In La Neuveville kommen zwei verschiedene Läufertypen voll auf ihre Kosten. Der Bieler Mohammed Boulama schätzt die flache 7,5-km-Strecke durch die Altstadt und dem See entlang. «Am Anfang muss man sofort einen hohen Ryhthmus einschlagen und dann auf den letzten zwei Kilometern noch mehr auf das Tempo drücken», erklärt Mohammed Boulama die richtige Taktik für den Wettlauf gegen die Zeit. Letztes Jahr gewann er gleich bei seiner ersten Teilnahme dieses Rennen, bei dem die Läufer in Einzelstarts auf die Strecke geschickt werden. Weniger als 23 Minuten benötigte der in Biel wohnhafte Marokkaner, was einem Durchschnitt von fast 20 Kilometern pro Stunde entspricht.

«Starten und Vollgas geben, das ist mir zu hart», sagt Rolf Thallinger. Der gebürtige Seeländer ist der Langstrecken-, Ultra- und Trail-Spezialist und hat in der Course des 7 lieues das für ihn richtige Angebot gefunden. Der gebürtige Seeländer aus Scheuren, der heute mit seiner Familie in Utzenstorf wohnt, lief bei beiden Teilnahmen in La Neuveville auf das Podest seiner Alterskategorie. 24 Kilometer und 800 Höhenmeter meisterte er letztes Jahr in 1:49:07 Stunden. 2016 als Kategoriensieger war er fast zwei Minuten schneller. «Der Trail ist vom Profil und von den Wegen her sehr abwechslungsreich», sagt Thallinger. «Passagen durch zwei Schluchten sind technisch sehr anspruchsvoll.» Dieser Trail gefalle ihm und sei ein ideales Training für die Ultramarathonläufe im nächsten Jahr.

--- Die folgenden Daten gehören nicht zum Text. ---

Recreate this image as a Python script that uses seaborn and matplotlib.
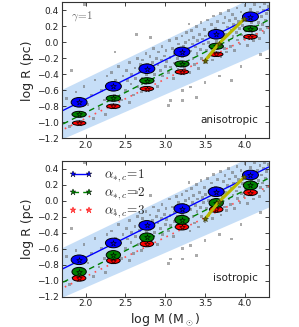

Boulama in Murten auf dem Podest
«Das ist nicht mein Ding», entgegnet Boulama. Speziell was die Steigungen betrifft. «Ich will einfach schnell laufen.» Der frühere Junioren-Landesmeister Marokkos über 3000 Meter Steeple fühlt sich heute zwar auch auf längeren Strecken bis hin zum Halbmarathon wohl, aber in flacherem Gelände. Vor eineinhalb Monaten lief er beim ausgezeichnet besetzten Murtenlauf über die 17,17-km-Distanz auf den dritten Gesamtrang. Nach seinem Unfall im Februar (das BT berichtete) findet Boulama langsam zurück zu alter Form. In La Neuveville will sich der 25-jährige Top-Athlet noch mehr Schnelligkeit aneignen, um auch bei den folgenden Stadtläufen in Basel, Genf und La Chaux-de-Fonds Spitzenplätze zu belegen. «Nächstes Jahr will ich dann in Murten und bei den 20 km von Lausanne den Sieg anstreben», lauten seine ambitionierten Ziele.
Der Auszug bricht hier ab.